Zedillo is a Member of the Group of 30, a consultative group on international economic and monetary affairs. In 2011 he was elected an international member of the American Philosophical Society. He holds decorations from the Governments of 32 countries including the United Kingdom, Germany, France, Spain, Japan, Brazil and Argentina. In 2011 he received the International Award of Lifetime Achievement by the Cristóbal Gabarrón Foundation of Spain, an award that honors individuals and institutions for their exemplary contributions to humanity. He is the recipient of Honorary degrees from Yale and Harvard Universities; the University of Massachusetts, Amherst; the University of Ghana; the Hebrew University of Jerusalem; and the University of Miami. He is the recipient of the Franklin D. Roosevelt Freedom from Fear Award; the Gold Insigne of the Council of the Americas; the Tribuna Americana Award of the Casa de America of Madrid; the Berkeley Medal, UC Berkeley’s highest honor; the International Leadership Award of the Chicago Council on Global Affairs; and the 2006 Sustainable Development Leadership Award presented by the Energy Resources Institute (TERI) in New Delhi. He was awarded the Wilbur Cross Medal by his alma mater, Yale, in 2001.
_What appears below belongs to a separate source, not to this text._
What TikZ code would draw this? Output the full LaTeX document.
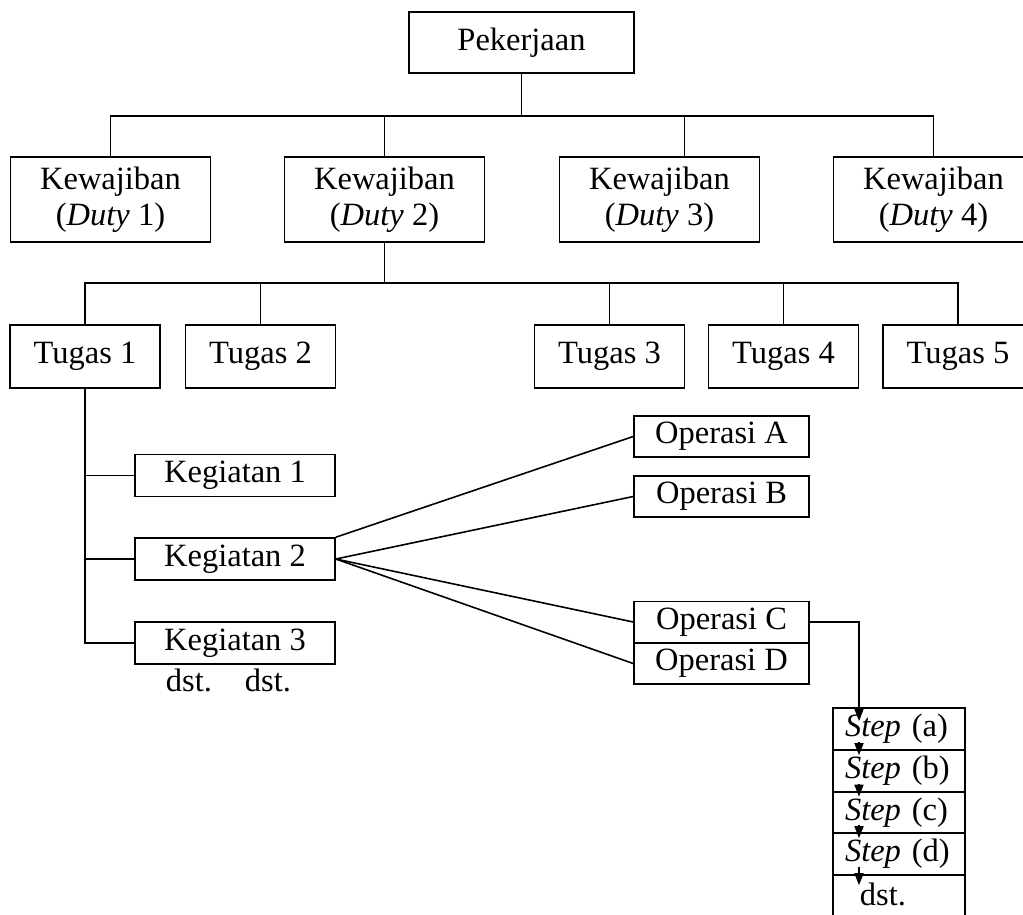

He teaches undergraduate courses in the economics department at Yale on Debating Globalization, The Economic Evolution and Challenges of the Latin American and Caribbean Countries, and for several years he co-taught International Trade Theory and Policy with well-known development economist, T.N. Srinivasan. He earned his Bachelor’s degree from the School of Economics of the Natìonal Polytechnic Institute in Mexico and his M.A. and Ph.D. in Economics at Yale University.
His edited volumes include: Trade in the 21st Century: Back to the Past? (forthcoming Brookings Institution Press, 2020) Africa at a Fork in the Road: Taking Off or Disappointment Once Again? (YCSG, 2015); Rethinking the War on Drugs through the US-Mexico Prism (YCSG, 2012); Global Warming: Looking Beyond Kyoto (Brookings Institution Press, 2008); and The Future of Globalization: Explorations in Light of Recent Turbulence (Routledge Press, 2008).